2008 Joint Meeting of The Geological Society of America, Soil Science Society of America, American Society of Agronomy, Crop Science Society of America, Gulf Coast Association of Geological Societies with the Gulf Coast Section of SEPM

Paper No. 16
Presentation Time: 8:00 AM-4:45 PM

Estimating the Magnitude of Primary Production Loss in the End-Permian Mass Extinction

SUN, Libin1, WANG, Steve C.1, ROOPNARINE, Peter2 and ANGIELCZYK, Kenneth D.3, (1)Mathematics and Statistics, Swarthmore College, 500 College Ave, Swarthmore, PA 19081, (2)Invertebrate Zoology and Geology, California Academy of Sciences, 55 Music Concourse Dr, Golden Gate Park, San Francisco, CA 94118, (3)Department of Geology, The Field Museum, 1400 South Lake Shore Drive, Chicago, IL 60605, lsun1@swarthmore.edu

A number of lines of evidence suggest a large-scale reduction of primary productivity at the end-Permian mass extinction. These include the plant and pollen fossil record, a worldwide hiatus in coal formation, a spike in fungal spores, changes in sedimentation, and shifts in carbon isotope ratios.
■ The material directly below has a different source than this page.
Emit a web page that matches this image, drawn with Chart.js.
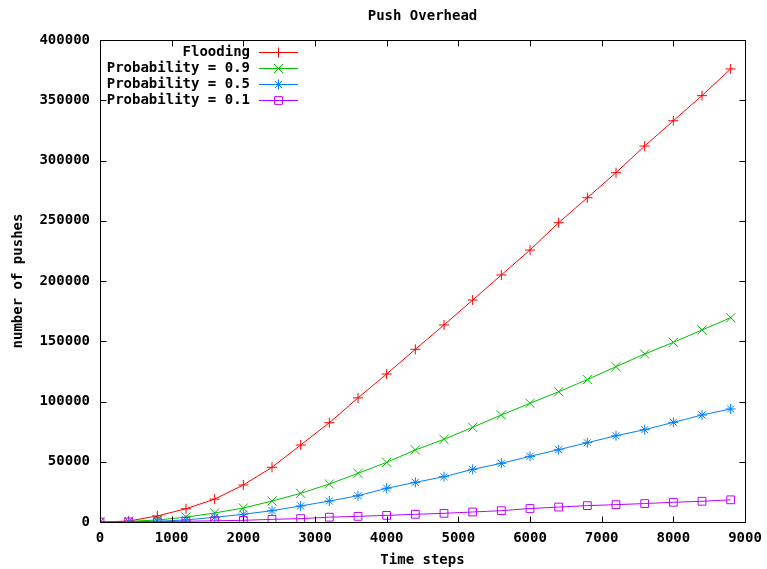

However, the exact magnitude of this primary production die-off is not well constrained, and its relationship to vertebrate extinctions is not firmly established. Here, using a trophic network model, we infer the minimum level of primary production loss that could result in observed extinction levels of terrestrial fauna in the Late Permian Dicynodon Zone, Karoo Basin, South Africa. We use the CEG trophic network model (Roopnarine 2006) to simulate the results of primary production loss on species at higher trophic levels. We then use Markov Chain Monte Carlo methods, such as the Metropolis-Hastings algorithm, to solve the inverse problem: estimating the magnitude of primary production loss responsible for observed extinction levels among terrestrial herbivores and carnivores. We find that high levels of extinction among primary producers (with posterior probabilities in the 80-100% range) were necessary, consistent with a bottom-up mode of extinction.